The moon was closer to the earth in the past and it does get a little further away from the earth every year. Just a few centimetres mind, so its progress is very slow. It would not be noticable even over thousands of years to the eye.
It can be measured nowadays though by reflecting laser beams back from mirrors left on the surface by astronauts.
The reason? Well a little energy from the rotating earth is transfered to the moon by tidal effects.
The extra energy makes the moon go a tiny bit faster and creeps it into a higher orbit.
Will the moon ever dissapear. The simple answer is no. Not in the lifetime of the solar system. The outward spiral is just too slow.

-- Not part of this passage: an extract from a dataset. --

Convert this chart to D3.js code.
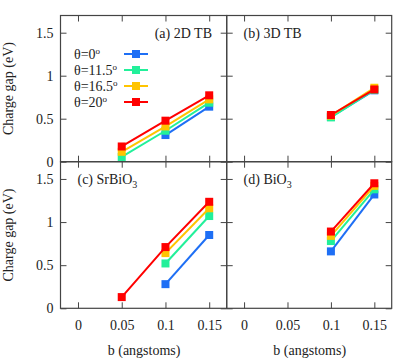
<!DOCTYPE html>
<html>
<head>
<meta charset="utf-8">
<script src="https://cdn.jsdelivr.net/npm/d3@7/dist/d3.min.js"></script>
<style>
html,body{margin:0;padding:0;background:#fff;}
svg{display:block;}
svg text{font-family:"Liberation Serif","DejaVu Serif","Times New Roman",Times,serif !important;fill:#222;}
</style>
</head>
<body>
<div id="chart"></div>
<script>
// ---- data ----
const bValues = [0.05, 0.1, 0.15];
const seriesNames = ["θ=0", "θ=11.5", "θ=16.5", "θ=20"];
const seriesColors = ["#1e6ff5", "#22f09a", "#ffc400", "#ff0000"];
const xTicks = [0, 0.05, 0.1, 0.15];
const xTickLabels = ["0", "0.05", "0.1", "0.15"];
const yTicks = [0, 0.5, 1, 1.5];
const yTickLabels = ["0", "0.5", "1", "1.5"];
const panelLabels = ["(a) 2D TB", "(b) 3D TB", "(c) SrBiO", "(d) BiO"];
const panelSubs = ["", "", "3", "3"];
// values per panel: [theta0, theta11.5, theta16.5, theta20]
const gap2DTB = [[null, 0.31, 0.64], [0.055, 0.36, 0.686], [0.115, 0.41, 0.725], [0.177, 0.477, 0.772]];
const gap3DTB = [[null, 0.52, 0.83], [null, 0.515, 0.835], [null, 0.535, 0.86], [null, 0.543, 0.84]];
const gapSrBiO3 = [[null, 0.28, 0.85], [null, 0.52, 1.07], [null, 0.64, 1.16], [0.13, 0.71, 1.235]];
const gapBiO3 = [[null, 0.66, 1.32], [null, 0.78, 1.38], [null, 0.84, 1.42], [null, 0.89, 1.45]];
const panelData = [gap2DTB, gap3DTB, gapSrBiO3, gapBiO3];

const W = 399, H = 358;
const FONT = "Liberation Serif, DejaVu Serif, serif";
const svg = d3.select("#chart").append("svg").attr("width", W).attr("height", H)
  .attr("font-family", FONT);

const cols = [[60.5, 226.7], [226.7, 391.7]];
const rows = [[15.5, 161.7], [161.7, 308.3]];
const fs = 14;

panelData.forEach((data, i) => {
  const c = i % 2, r = Math.floor(i / 2);
  const x = d3.scaleLinear().domain([-0.02, 0.17]).range(cols[c]);
  const y = d3.scaleLinear().domain([0, 1.7]).range([rows[r][1], rows[r][0]]);
  const g = svg.append("g");

  // axes (inward ticks)
  const mkAxis = (axis, tr, showLabels) => {
    const a = g.append("g").attr("transform", tr).call(axis).attr("font-family", FONT).attr("font-size", fs);
    a.select(".domain").remove();
    a.selectAll(".tick line").attr("stroke", "#444");
    if (!showLabels) a.selectAll(".tick text").remove();
    else a.selectAll(".tick text").attr("fill", "#222");
    return a;
  };
  mkAxis(d3.axisLeft(y).tickValues(yTicks).tickSize(-6).tickPadding(7).tickFormat((d, k) => yTickLabels[k]),
    `translate(${cols[c][0]},0)`, c === 0);
  mkAxis(d3.axisRight(y).tickValues(yTicks).tickSize(-6).tickFormat(""), `translate(${cols[c][1]},0)`, false);
  mkAxis(d3.axisTop(x).tickValues(xTicks).tickSize(-6).tickFormat(""), `translate(0,${rows[r][0]})`, false);
  mkAxis(d3.axisBottom(x).tickValues(xTicks).tickSize(-6).tickPadding(12).tickFormat((d, k) => xTickLabels[k]),
    `translate(0,${rows[r][1]})`, r === 1);

  // border
  g.append("rect").attr("x", cols[c][0]).attr("y", rows[r][0])
    .attr("width", cols[c][1] - cols[c][0]).attr("height", rows[r][1] - rows[r][0])
    .attr("fill", "none").attr("stroke", "#444").attr("stroke-width", 1.2);

  // series
  const line = d3.line().defined(d => d.v !== null).x(d => x(d.b)).y(d => y(d.v));
  data.forEach((vals, s) => {
    const pts = bValues.map((b, k) => ({ b, v: vals[k] }));
    g.append("path").datum(pts).attr("d", line).attr("fill", "none")
      .attr("stroke", seriesColors[s]).attr("stroke-width", 2);
    g.selectAll(null).data(pts.filter(p => p.v !== null)).enter().append("rect")
      .attr("x", p => x(p.b) - 4).attr("y", p => y(p.v) - 4)
      .attr("width", 8).attr("height", 8).attr("fill", seriesColors[s]);
  });

  // panel label
  const lt = g.append("text").attr("font-size", fs);
  if (i === 0) lt.attr("x", 212).attr("y", 38).attr("text-anchor", "end");
  else lt.attr("x", x(0) - 0.5).attr("y", rows[r][0] + 22.5);
  lt.append("tspan").text(panelLabels[i]);
  if (panelSubs[i]) lt.append("tspan").attr("font-size", 10).attr("dy", 4).text(panelSubs[i]);

  // axis titles
  if (c === 0) {
    g.append("text").attr("font-size", fs).attr("text-anchor", "middle")
      .attr("transform", `translate(13,${(rows[r][0] + rows[r][1]) / 2}) rotate(-90)`)
      .text("Charge gap (eV)");
  }
  if (r === 1) {
    g.append("text").attr("font-size", fs).attr("text-anchor", "middle")
      .attr("x", (cols[c][0] + cols[c][1]) / 2 + 0.5).attr("y", 355)
      .text("b (angstoms)");
  }

  // legend in panel (a)
  if (i === 0) {
    const ly = [54, 70, 86, 102];
    seriesNames.forEach((n, s) => {
      const t = g.append("text").attr("x", 74).attr("y", ly[s] + 5).attr("font-size", fs);
      t.append("tspan").text(n);
      t.append("tspan").attr("font-size", 9).attr("dy", -5).text("o");
      g.append("line").attr("x1", 124).attr("x2", 148).attr("y1", ly[s]).attr("y2", ly[s])
        .attr("stroke", seriesColors[s]).attr("stroke-width", 2);
      g.append("rect").attr("x", 132).attr("y", ly[s] - 4).attr("width", 8).attr("height", 8)
        .attr("fill", seriesColors[s]);
    });
  }
});
</script>
</body>
</html>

If the moon were to dissapear though, the most obvious thing that would happen is that tides would become much smaller. Only the sun would have a significant influence.
There would be no more eclipses of the moon.

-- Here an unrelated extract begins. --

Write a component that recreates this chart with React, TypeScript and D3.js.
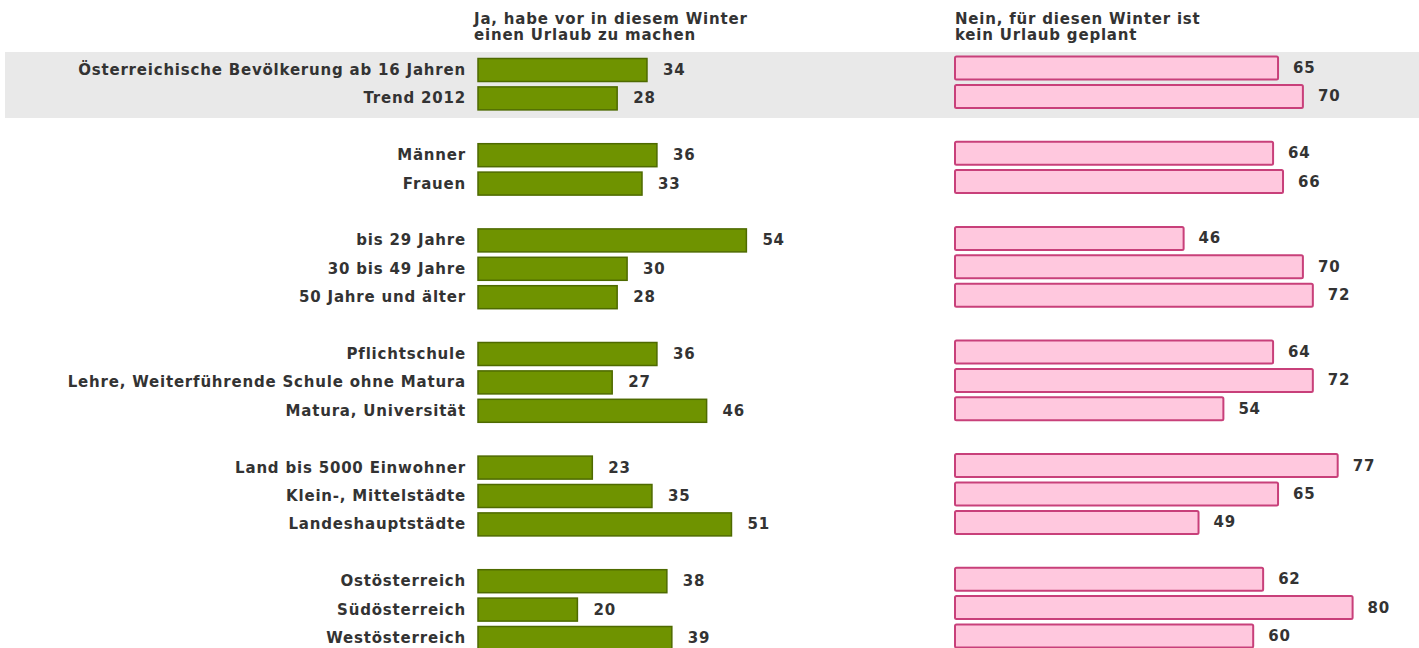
import React from 'react'
import * as d3 from 'd3'

const categories = [
  'Österreichische Bevölkerung ab 16 Jahren',
  'Trend 2012',
  'Männer',
  'Frauen',
  'bis 29 Jahre',
  '30 bis 49 Jahre',
  '50 Jahre und älter',
  'Pflichtschule',
  'Lehre, Weiterführende Schule ohne Matura',
  'Matura, Universität',
  'Land bis 5000 Einwohner',
  'Klein-, Mittelstädte',
  'Landeshauptstädte',
  'Ostösterreich',
  'Südösterreich',
  'Westösterreich',
]
// row slot of each category (gaps between groups)
const slots = [0, 1, 3, 4, 6, 7, 8, 10, 11, 12, 14, 15, 16, 18, 19, 20]
const jaValues = [34, 28, 36, 33, 54, 30, 28, 36, 27, 46, 23, 35, 51, 38, 20, 39]
const neinValues = [65, 70, 64, 66, 46, 70, 72, 64, 72, 54, 77, 65, 49, 62, 80, 60]
const jaTitle = ['Ja, habe vor in diesem Winter', 'einen Urlaub zu machen']
const neinTitle = ['Nein, für diesen Winter ist', 'kein Urlaub geplant']

const W = 1419
const H = 648
const font = "'DejaVu Sans', sans-serif"
const textColor = '#333'
const fs = 15
const ls = 0.8

const App = () => {
  const y = d3.scaleLinear().domain([0, 20]).range([70, 638])
  const xJa = d3.scaleLinear().domain([0, 100]).range([478, 975])
  const xNein = d3.scaleLinear().domain([0, 100]).range([955, 1452])
  const barH = 23

  return (
    <svg width={W} height={H} style={{position: 'absolute', left: 0, top: 0}}>
      <rect x={5} y={52} width={W - 5} height={66} fill="#e9e9e9" />
      <g fontFamily={font} fontWeight="bold" fontSize={fs} letterSpacing={ls} fill={textColor}>
        {jaTitle.map((t, i) => (
          <text key={'j' + i} x={474} y={24 + i * 16}>{t}</text>
        ))}
        {neinTitle.map((t, i) => (
          <text key={'n' + i} x={955} y={24 + i * 16}>{t}</text>
        ))}
        {categories.map((c, i) => (
          <text key={c} x={466} y={y(slots[i]) + 5} textAnchor="end">{c}</text>
        ))}
      </g>
      {jaValues.map((v, i) => (
        <g key={'ja' + i}>
          <rect x={xJa(0)} y={y(slots[i]) - barH / 2} width={xJa(v) - xJa(0)} height={barH}
            fill="#6f9300" stroke="#4e6a00" strokeWidth={1.5} />
          <text x={xJa(v) + 16} y={y(slots[i]) + 5} fontFamily={font} fontWeight="bold"
            fontSize={fs} letterSpacing={ls} fill={textColor}>{v}</text>
        </g>
      ))}
      {neinValues.map((v, i) => (
        <g key={'nein' + i}>
          <rect x={xNein(0)} y={y(slots[i]) - barH / 2 - 2} width={xNein(v) - xNein(0)} height={barH}
            fill="#ffc8de" stroke="#c8407a" strokeWidth={2} rx={1.5} />
          <text x={xNein(v) + 15} y={y(slots[i]) + 3} fontFamily={font} fontWeight="bold"
            fontSize={fs} letterSpacing={ls} fill={textColor}>{v}</text>
        </g>
      ))}
    </svg>
  )
}

export default App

Fainter stars would be easier to see in the sky at night for some parts of the month.
Living things that use moonlight as a guide might get confused!

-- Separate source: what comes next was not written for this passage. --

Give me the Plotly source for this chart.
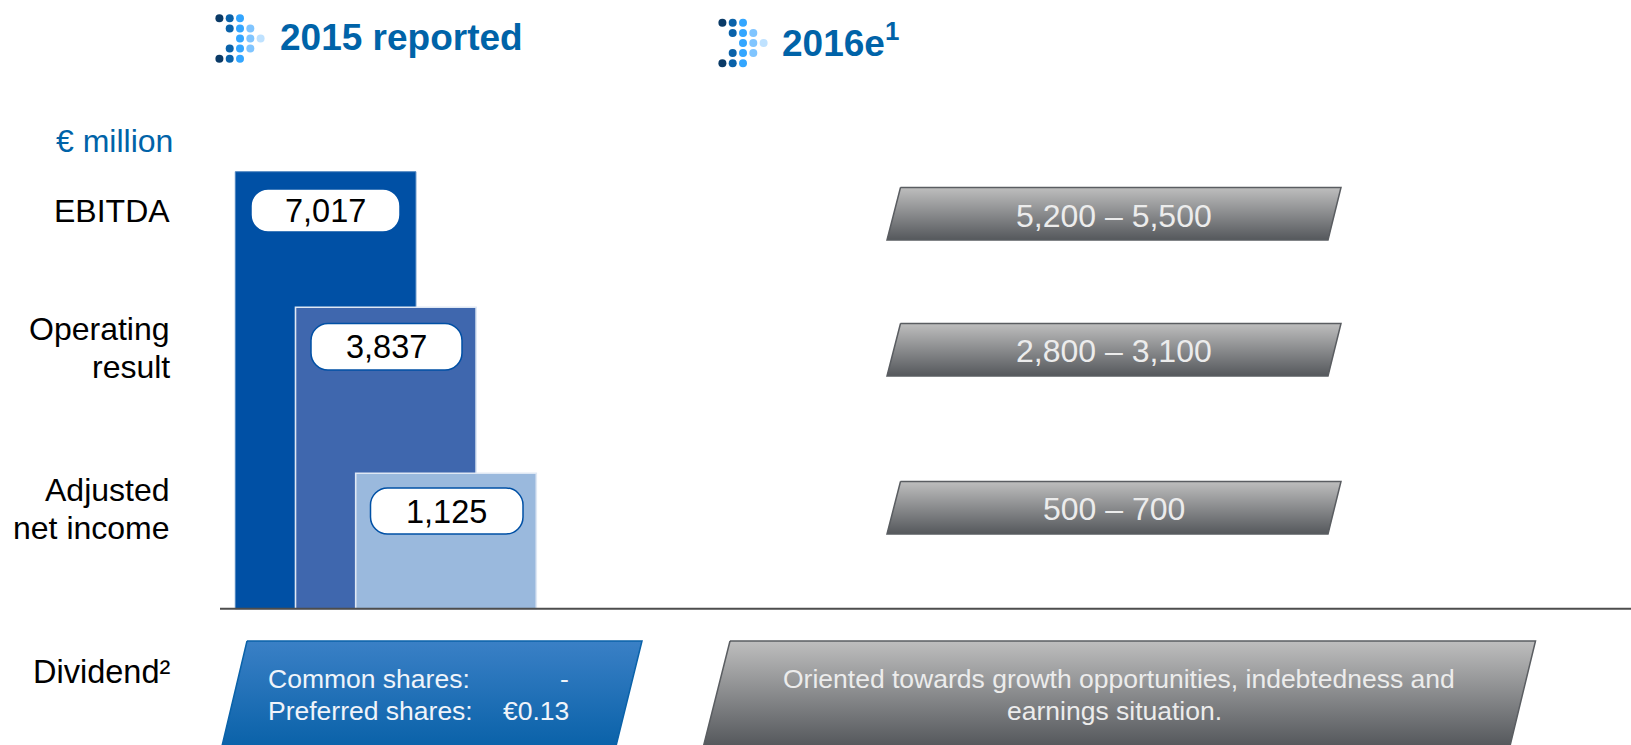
import plotly.graph_objects as go

W, H = 1631, 745

# ---- data ----
categories = ["EBITDA", "Operating result", "Adjusted net income"]
reported_labels = ["7,017", "3,837", "1,125"]
# drawn heights of the schematic (not to scale with the reported figures)
bar_heights = [437, 301.5, 135.5]
bar_colors = ["#0050a5", "#3f67ae", "#9ab9dd"]
outlook_labels = ["5,200 – 5,500", "2,800 – 3,100", "500 – 700"]
dividend_rows = ["Common shares:", "Preferred shares:"]
dividend_values = ["-", "€0.13"]
outlook_dividend = ["Oriented towards growth opportunities, indebtedness and", "earnings situation."]

BLUE = "#0063a8"
FONT = "Liberation Sans, Arial, sans-serif"

fig = go.Figure()

# bars on a category axis placed so they sit over the chart area
step = 60.2
base_px = 325.6
baseline_px = 608.7
fig.add_trace(go.Bar(
    x=categories[:1], y=bar_heights[:1], width=3.0, marker=dict(color=bar_colors[0], line=dict(color="#4f86c0", width=1)),
    xaxis="x2", yaxis="y2", showlegend=False, hoverinfo="skip"))
for i in (1, 2):
    fig.add_trace(go.Bar(
        x=[categories[i]], y=[bar_heights[i]], width=3.0,
        marker=dict(color=bar_colors[i], line=dict(color="#dfe8f4", width=1.6)),
        xaxis="x2", yaxis="y2", showlegend=False, hoverinfo="skip"))


def para(xs, ys, top, bottom, line):
    fig.add_trace(go.Scatter(
        x=xs + xs[:1], y=ys + ys[:1], mode="lines", fill="toself",
        line=dict(color=line, width=1.5),
        fillgradient=dict(type="vertical", colorscale=[[0, bottom], [1, top]]),
        showlegend=False, hoverinfo="skip"))


GREY_TOP, GREY_BOT, GREY_LINE = "#bebebe", "#55585c", "#5a5d61"
for top_y, bot_y in [(187.5, 240), (323.5, 376), (481.5, 534)]:
    para([900.5, 1341, 1328, 887], [top_y, top_y, bot_y, bot_y], GREY_TOP, GREY_BOT, GREY_LINE)
para([247, 642, 616, 222], [641, 641, 746, 746], "#3a80c6", "#0a62a9", "#0a62a9")
para([730, 1535.5, 1510, 703.5], [641, 641, 746, 746], GREY_TOP, GREY_BOT, GREY_LINE)

# header icons
icon_rows = [(-2, [-2, -1, 0], ["#0a3a66", "#0a62a9", "#33a6ff"]),
             (-1, [-1, 0, 1], ["#0a62a9", "#33a6ff", "#80c5ff"]),
             (0, [0, 1, 2], ["#33a6ff", "#80c5ff", "#bfe2ff"]),
             (1, [-1, 0, 1], ["#0a62a9", "#33a6ff", "#80c5ff"]),
             (2, [-2, -1, 0], ["#0a3a66", "#0a62a9", "#33a6ff"])]
for cx, cy in [(240, 38.5), (743, 43)]:
    xs, ys, cs = [], [], []
    for r, cols, colors in icon_rows:
        for c, col in zip(cols, colors):
            xs.append(cx + c * 10.3)
            ys.append(cy + r * 10.1)
            cs.append(col)
    fig.add_trace(go.Scatter(x=xs, y=ys, mode="markers",
                             marker=dict(size=8, color=cs, line=dict(width=0)),
                             showlegend=False, hoverinfo="skip"))


def px(x):
    return x / W


def py(y):
    return 1 - y / H


def pill(x0, y0, x1, y1, r, line):
    # four cubic corners approximating a circular arc
    k = r * 0.45
    path = (f"M {px(x0 + r)} {py(y0)} L {px(x1 - r)} {py(y0)} "
            f"C {px(x1 - k)} {py(y0)} {px(x1)} {py(y0 + k)} {px(x1)} {py(y0 + r)} L {px(x1)} {py(y1 - r)} "
            f"C {px(x1)} {py(y1 - k)} {px(x1 - k)} {py(y1)} {px(x1 - r)} {py(y1)} L {px(x0 + r)} {py(y1)} "
            f"C {px(x0 + k)} {py(y1)} {px(x0)} {py(y1 - k)} {px(x0)} {py(y1 - r)} L {px(x0)} {py(y0 + r)} "
            f"C {px(x0)} {py(y0 + k)} {px(x0 + k)} {py(y0)} {px(x0 + r)} {py(y0)} Z")
    return dict(type="path", xref="paper", yref="paper", path=path, fillcolor="white",
                line=dict(color=line, width=1.5), layer="above")


pills = [(251, 189, 400, 232), (311, 323.5, 462, 370), (370.5, 488, 523, 534)]
shapes = [pill(*p, 17, "#0050a5") for p in pills]
shapes.append(dict(type="line", xref="paper", yref="paper", x0=px(220), x1=1,
                   y0=py(baseline_px), y1=py(baseline_px),
                   line=dict(color="#4d4d4d", width=2), layer="above"))

annotations = []


def text(s, x, y, size, color="black", anchor="center", bold=False):
    annotations.append(dict(
        text=f"<b>{s}</b>" if bold else s, x=px(x), y=py(y), xref="paper", yref="paper",
        xanchor=anchor, yanchor="middle", showarrow=False, borderpad=0,
        font=dict(family=FONT, size=size, color=color)))


text("2015 reported", 279, 37.5, 37, BLUE, "left", True)
text("2016e<sup>1</sup>", 781, 40, 37, BLUE, "left", True)
text("€ million", 173.5, 141, 32, BLUE, "right")
text("EBITDA", 171, 211, 32, anchor="right")
text("Operating", 171, 329, 32, anchor="right")
text("result", 171, 367, 32, anchor="right")
text("Adjusted", 171, 490, 32, anchor="right")
text("net income", 171, 528, 32, anchor="right")
text("Dividend²", 171, 672, 32.5, anchor="right")

for (x0, y0, x1, y1), lab in zip(pills, reported_labels):
    text(lab, (x0 + x1) / 2, (y0 + y1) / 2 + 0.5, 32.5)
for (y, lab) in zip([216, 351, 509], outlook_labels):
    text(lab, 1113.5, y, 32, "#ececec")
for y, row, val in zip([679, 711], dividend_rows, dividend_values):
    text(row, 266.5, y, 26.5, "#f0f4fa", "left")
    text(val, 570, y, 26.5, "#f0f4fa", "right")
for y, line, cx in zip([679, 711], outlook_dividend, [1119, 1114]):
    text(line, cx, y, 26.5, "#ececec")

fig.update_layout(
    width=W, height=H, autosize=False,
    margin=dict(l=0, r=0, t=0, b=0), paper_bgcolor="white", plot_bgcolor="rgba(0,0,0,0)",
    barmode="overlay", showlegend=False,
    # decoration axes: one unit is one screen pixel
    xaxis=dict(range=[0, W], domain=[0, 1], visible=False, fixedrange=True),
    yaxis=dict(range=[H, 0], domain=[0, 1], visible=False, fixedrange=True),
    # bar axes: zero sits on the baseline
    xaxis2=dict(type="category", categoryorder="array", categoryarray=categories,
                range=[-base_px / step, (W - base_px) / step],
                overlaying="x", anchor="y2", visible=False, fixedrange=True),
    yaxis2=dict(range=[baseline_px - H, baseline_px],
                overlaying="y", anchor="x2", visible=False, fixedrange=True),
    shapes=shapes, annotations=annotations,
)

fig.write_html("out.html", config=dict(displayModeBar=False),
               post_script="document.body.style.margin='0';")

The tidel bulges produced on Earth by the moon are not centered at a point on Earth's surface directly below the moon, but it is shifted ahead of the moon because of the Earth's faster spin of rate. The gravititional force of the excess massin this displaced bulge pulls on the moon, slightly increasing its orbital velocity. Kepler showed that when an object's orbital velocity increases, its orbital radius will expand thus the Moon is slowly receding from us.